Exactly as written, write out the lines below from the first to the one containing "plt.rcParams['mathtext.fontset'] = 'stix'", inclusive. Pictures do not belong in the copy.

===

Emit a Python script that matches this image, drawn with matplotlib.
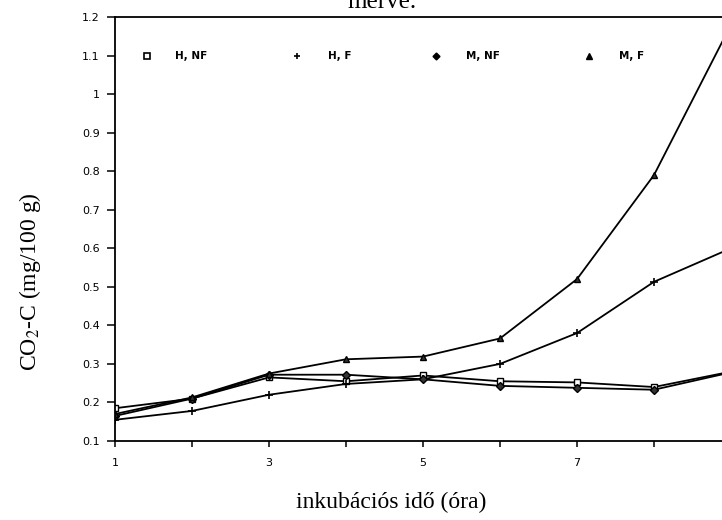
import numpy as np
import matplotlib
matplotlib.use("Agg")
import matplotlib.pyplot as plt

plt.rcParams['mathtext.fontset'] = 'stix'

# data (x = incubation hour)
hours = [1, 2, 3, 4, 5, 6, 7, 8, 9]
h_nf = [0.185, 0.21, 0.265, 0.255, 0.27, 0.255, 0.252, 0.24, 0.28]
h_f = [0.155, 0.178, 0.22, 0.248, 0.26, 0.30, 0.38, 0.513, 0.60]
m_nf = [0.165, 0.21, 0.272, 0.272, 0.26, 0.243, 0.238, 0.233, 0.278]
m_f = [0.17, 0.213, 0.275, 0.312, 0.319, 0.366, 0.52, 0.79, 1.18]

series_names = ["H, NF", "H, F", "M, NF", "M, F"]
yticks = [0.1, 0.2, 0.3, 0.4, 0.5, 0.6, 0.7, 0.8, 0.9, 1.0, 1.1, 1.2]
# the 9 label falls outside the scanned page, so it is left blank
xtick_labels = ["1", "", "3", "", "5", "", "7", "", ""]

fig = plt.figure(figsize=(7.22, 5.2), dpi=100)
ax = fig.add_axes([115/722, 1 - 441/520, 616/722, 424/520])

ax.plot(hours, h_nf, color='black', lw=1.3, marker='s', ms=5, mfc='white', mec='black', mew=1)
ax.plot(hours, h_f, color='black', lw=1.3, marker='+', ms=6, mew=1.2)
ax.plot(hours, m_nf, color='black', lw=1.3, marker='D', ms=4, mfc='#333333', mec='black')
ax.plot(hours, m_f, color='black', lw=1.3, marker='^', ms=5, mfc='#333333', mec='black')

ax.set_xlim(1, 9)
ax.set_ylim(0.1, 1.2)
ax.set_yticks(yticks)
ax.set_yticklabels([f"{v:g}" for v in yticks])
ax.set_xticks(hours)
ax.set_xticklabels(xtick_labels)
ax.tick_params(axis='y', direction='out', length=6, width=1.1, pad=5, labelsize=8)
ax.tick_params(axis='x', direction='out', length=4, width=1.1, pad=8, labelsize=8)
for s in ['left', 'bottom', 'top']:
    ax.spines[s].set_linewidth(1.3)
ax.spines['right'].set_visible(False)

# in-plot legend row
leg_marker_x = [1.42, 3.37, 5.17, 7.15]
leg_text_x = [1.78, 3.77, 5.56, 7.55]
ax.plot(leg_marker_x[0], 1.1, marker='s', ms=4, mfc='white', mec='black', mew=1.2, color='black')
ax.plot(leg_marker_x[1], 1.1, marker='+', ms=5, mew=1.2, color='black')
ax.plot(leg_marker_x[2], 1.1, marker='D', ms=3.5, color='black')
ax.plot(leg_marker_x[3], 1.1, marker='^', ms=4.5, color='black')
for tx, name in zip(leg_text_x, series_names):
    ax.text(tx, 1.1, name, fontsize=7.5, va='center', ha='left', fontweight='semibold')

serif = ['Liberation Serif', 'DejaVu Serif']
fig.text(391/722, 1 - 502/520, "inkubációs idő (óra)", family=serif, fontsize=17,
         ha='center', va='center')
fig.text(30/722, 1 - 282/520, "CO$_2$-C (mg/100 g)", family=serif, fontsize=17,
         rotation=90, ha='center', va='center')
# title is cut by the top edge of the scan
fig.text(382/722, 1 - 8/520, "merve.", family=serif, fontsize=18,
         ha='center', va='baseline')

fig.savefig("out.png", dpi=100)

===

■ The response
Emit a Python script that matches this image, drawn with matplotlib.
import numpy as np
import matplotlib
matplotlib.use("Agg")
import matplotlib.pyplot as plt

plt.rcParams['mathtext.fontset'] = 'stix'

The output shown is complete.